Matt Robson, the Minister of Corrections seeks to promote the concept of restorative justice as a means of rehabilitation. Bret Bestic argues that while it may have merit, it should be one of a number of programmes that are going on at the same time. Prison workshops at Paremoremo involve compost bagging, bee keeping, painting furniture and chess sets, but a perennial problem is that the level of skills can rise or fall as particular inmates leave. Another factor is that management in the Prison Service is still unclear as to the role and purpose of workshops.

Bestic sees one clear use of workshops as a place where inmates learn and attain required Unit Standards in English, bus driving, carpentry, computers and other occupational skills, as an integral part of their rehabilitation. They do not get out until they have achieved the necessary level of Unit Standards.

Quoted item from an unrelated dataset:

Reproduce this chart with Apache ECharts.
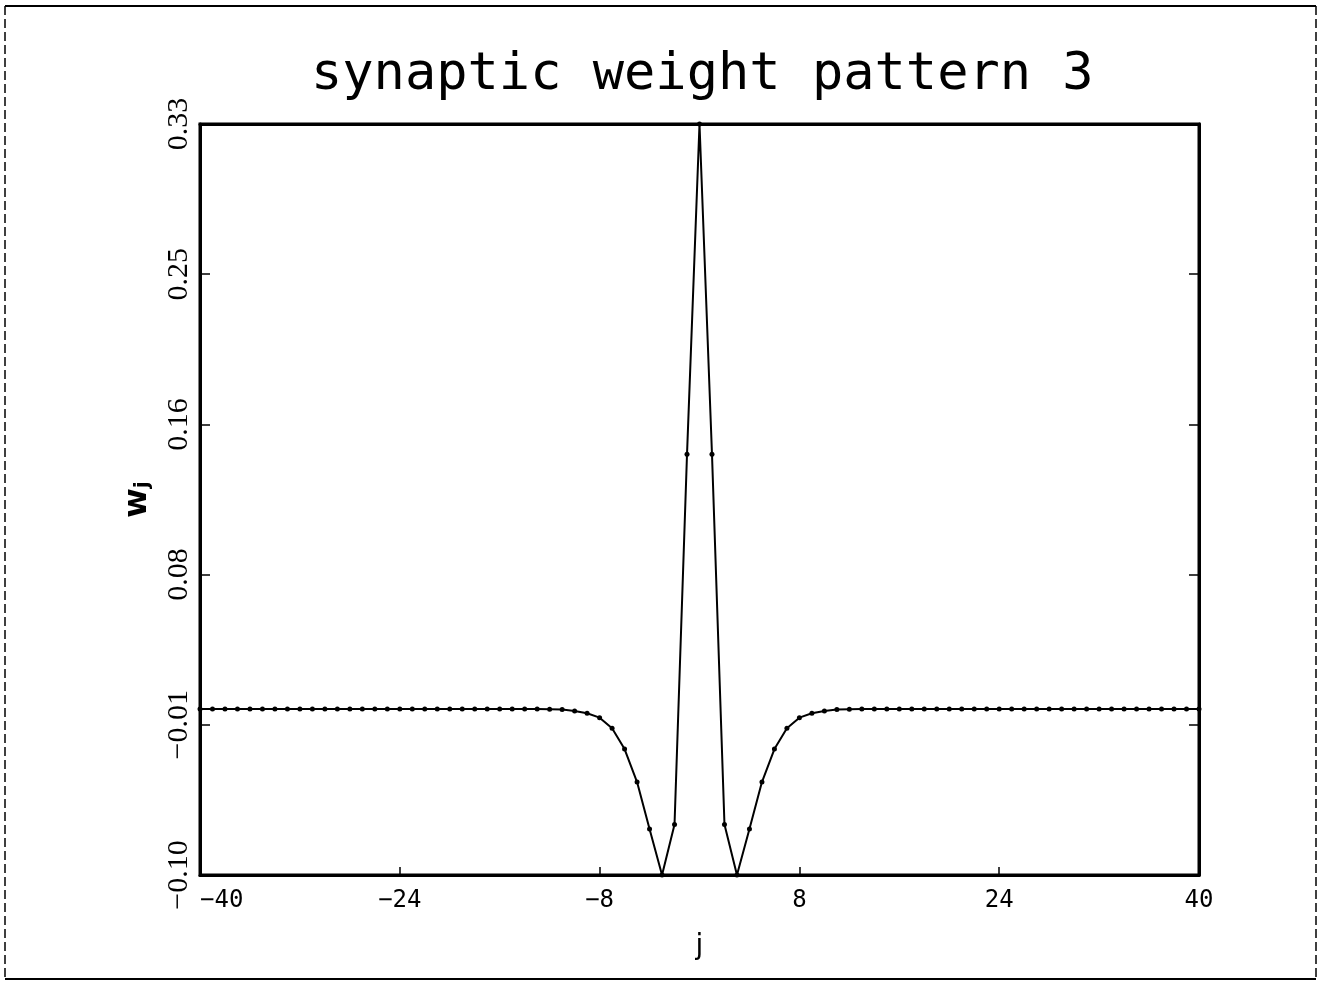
<!DOCTYPE html>
<html>
<head>
<meta charset="utf-8">
<title>synaptic weight pattern 3</title>
<script src="https://cdn.jsdelivr.net/npm/echarts@6/dist/echarts.min.js"></script>
<style>
  html, body { margin: 0; padding: 0; background: #fff; }
  #chart { width: 1320px; height: 991px; }
</style>
</head>
<body>
<div id="chart"></div>
<script>
// Neuron offsets j = -40 .. 40
const offsets = [
  -40, -39, -38, -37, -36, -35, -34, -33, -32, -31,
  -30, -29, -28, -27, -26, -25, -24, -23, -22, -21,
  -20, -19, -18, -17, -16, -15, -14, -13, -12, -11,
  -10, -9, -8, -7, -6, -5, -4, -3, -2, -1,
  0,
  1, 2, 3, 4, 5, 6, 7, 8, 9, 10,
  11, 12, 13, 14, 15, 16, 17, 18, 19, 20,
  21, 22, 23, 24, 25, 26, 27, 28, 29, 30,
  31, 32, 33, 34, 35, 36, 37, 38, 39, 40
];

// Synaptic weight w_j at each offset
const weights = [
  -0.0050, -0.0050, -0.0050, -0.0050, -0.0050, -0.0050, -0.0050, -0.0050, -0.0050, -0.0050,
  -0.0050, -0.0050, -0.0050, -0.0050, -0.0050, -0.0050, -0.0050, -0.0050, -0.0050, -0.0050,
  -0.0050, -0.0050, -0.0050, -0.0050, -0.0050, -0.0050, -0.0050, -0.0050, -0.0051, -0.0053,
  -0.0061, -0.0074, -0.0099, -0.0160, -0.0279, -0.0468, -0.0737, -0.1000, -0.0711, 0.1409,
  0.3300,
  0.1409, -0.0711, -0.1000, -0.0737, -0.0468, -0.0279, -0.0160, -0.0099, -0.0074, -0.0061,
  -0.0053, -0.0051, -0.0050, -0.0050, -0.0050, -0.0050, -0.0050, -0.0050, -0.0050, -0.0050,
  -0.0050, -0.0050, -0.0050, -0.0050, -0.0050, -0.0050, -0.0050, -0.0050, -0.0050, -0.0050,
  -0.0050, -0.0050, -0.0050, -0.0050, -0.0050, -0.0050, -0.0050, -0.0050, -0.0050, -0.0050
];

// Axis ticks and their printed labels
const xTickValues = [-40, -24, -8, 8, 24, 40];
const xTickLabels = ['\u221240', '\u221224', '\u22128', '8', '24', '40'];
const yTickValues = [-0.10, -0.014, 0.072, 0.158, 0.244, 0.33];
const yTickLabels = ['\u22120.10', '\u22120.01', '0.08', '0.16', '0.25', '0.33'];

const X_MIN = -40, X_MAX = 40;
const Y_MIN = -0.10, Y_MAX = 0.33;

const chart = echarts.init(document.getElementById('chart'), null, { renderer: 'canvas' });

const points = offsets.map((j, i) => [j, weights[i]]);

function labelFor(values, labels) {
  return function (v) {
    for (let i = 0; i < values.length; i++) {
      if (Math.abs(values[i] - v) < 1e-6) return labels[i];
    }
    return '';
  };
}

const monoFont = '"DejaVu Sans Mono", monospace';
const serifFont = '"Liberation Serif", serif';

chart.setOption({
  backgroundColor: '#ffffff',
  animation: false,
  title: {
    text: 'synaptic weight pattern 3',
    left: 306,
    top: 44,
    textStyle: {
      fontFamily: monoFont,
      fontSize: 52,
      fontWeight: 'normal',
      color: '#000'
    }
  },
  grid: {
    left: 200,
    right: 121,
    top: 124,
    bottom: 116,
    show: true,
    borderColor: '#000',
    borderWidth: 3,
    backgroundColor: 'transparent'
  },
  xAxis: [
    {
      type: 'value',
      min: X_MIN,
      max: X_MAX,
      position: 'bottom',
      name: 'j',
      nameLocation: 'middle',
      nameGap: 58,
      nameTextStyle: { fontFamily: '"DejaVu Sans", sans-serif', fontSize: 28, color: '#000' },
      axisLine: { show: true, onZero: false, lineStyle: { color: '#000', width: 3 } },
      axisTick: {
        show: true, inside: true, length: 8,
        customValues: xTickValues,
        lineStyle: { color: '#000', width: 1.5 }
      },
      axisLabel: {
        show: true,
        customValues: xTickValues,
        formatter: labelFor(xTickValues, xTickLabels),
        fontFamily: monoFont,
        fontSize: 24,
        color: '#000',
        margin: 14,
        alignMinLabel: 'left'
      },
      splitLine: { show: false }
    },
    {
      type: 'value',
      min: X_MIN,
      max: X_MAX,
      position: 'top',
      axisLine: { show: true, onZero: false, lineStyle: { color: '#000', width: 3 } },
      axisTick: { show: false },
      axisLabel: { show: false },
      splitLine: { show: false }
    }
  ],
  yAxis: [
    {
      type: 'value',
      min: Y_MIN,
      max: Y_MAX,
      position: 'left',
      name: '{w|w}{j|j}',
      nameLocation: 'middle',
      nameRotate: 90,
      nameGap: 46,
      nameTextStyle: {
        rich: {
          w: { fontFamily: '"DejaVu Sans", sans-serif', fontSize: 32, fontWeight: 'bold', color: '#000' },
          j: { fontFamily: '"DejaVu Sans", sans-serif', fontSize: 20, fontWeight: 'bold', color: '#000', padding: [10, 0, 0, 0] }
        }
      },
      axisLine: { show: true, onZero: false, lineStyle: { color: '#000', width: 3 } },
      axisTick: {
        show: true, inside: true, length: 10,
        customValues: yTickValues,
        lineStyle: { color: '#000', width: 1.5 }
      },
      axisLabel: {
        show: true,
        rotate: 90,
        customValues: yTickValues,
        formatter: labelFor(yTickValues, yTickLabels),
        fontFamily: serifFont,
        fontSize: 30,
        color: '#000',
        margin: 6
      },
      splitLine: { show: false }
    },
    {
      type: 'value',
      min: Y_MIN,
      max: Y_MAX,
      position: 'right',
      axisLine: { show: true, onZero: false, lineStyle: { color: '#000', width: 3 } },
      axisTick: {
        show: true, inside: true, length: 10,
        customValues: yTickValues,
        lineStyle: { color: '#000', width: 1.5 }
      },
      axisLabel: { show: false },
      splitLine: { show: false }
    }
  ],
  series: [
    {
      type: 'line',
      xAxisIndex: 0,
      yAxisIndex: 0,
      data: points,
      clip: true,
      smooth: false,
      symbol: 'circle',
      symbolSize: 5,
      showSymbol: true,
      itemStyle: { color: '#000' },
      lineStyle: { color: '#000', width: 2 },
      emphasis: { disabled: true }
    }
  ],
  graphic: [
    // page frame
    { type: 'line', shape: { x1: 5, y1: 6, x2: 1316, y2: 6 }, style: { stroke: '#000', lineWidth: 2 } },
    { type: 'line', shape: { x1: 5, y1: 979, x2: 1316, y2: 979 }, style: { stroke: '#000', lineWidth: 2 } },
    { type: 'line', shape: { x1: 5, y1: 6, x2: 5, y2: 979 }, style: { stroke: '#000', lineWidth: 1.5, lineDash: [9, 4] } },
    { type: 'line', shape: { x1: 1316, y1: 6, x2: 1316, y2: 979 }, style: { stroke: '#000', lineWidth: 1.5, lineDash: [9, 4] } }
  ]
});
</script>
</body>
</html>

The problem is that people have be released at a certain time and there are not sufficient directives to force people into doing the workstudy. Where inmates take part in the cooking and kitchen tasks, some show a real aptitude and learn the discipline of everyday working life. Some become good sawmill operators and fork lift drivers.

Asked about the statistics revealing a high rate of criminal re-offending, Bestic says that it’s all fairly relative, there are so many variables. For some unknown reason, New Zealand is always compared with re-offending rates in Finland and Sweden, countries with which we have little in common.

It is the same with corporal punishment as a deterrent, long used by Singapore, Malaysia, China, India and Saudi Arabia. The problem is that criminologists are not carrying out research into those countries to see whether flogging or the strokes of the rotan cane, act as a deterrent to further offending.

"I can tell you one personal anecdote about the rotan cane. When I was CO of the Battalion in Singapore, we had four soldiers caught selling marijuana in the barracks. At my insistence, they were tried through the Singapore court system and received one year in jail, plus ten strokes of the rotan cane.

"Boy, did it have an effect on them! I think afterwards they even gave up smoking!"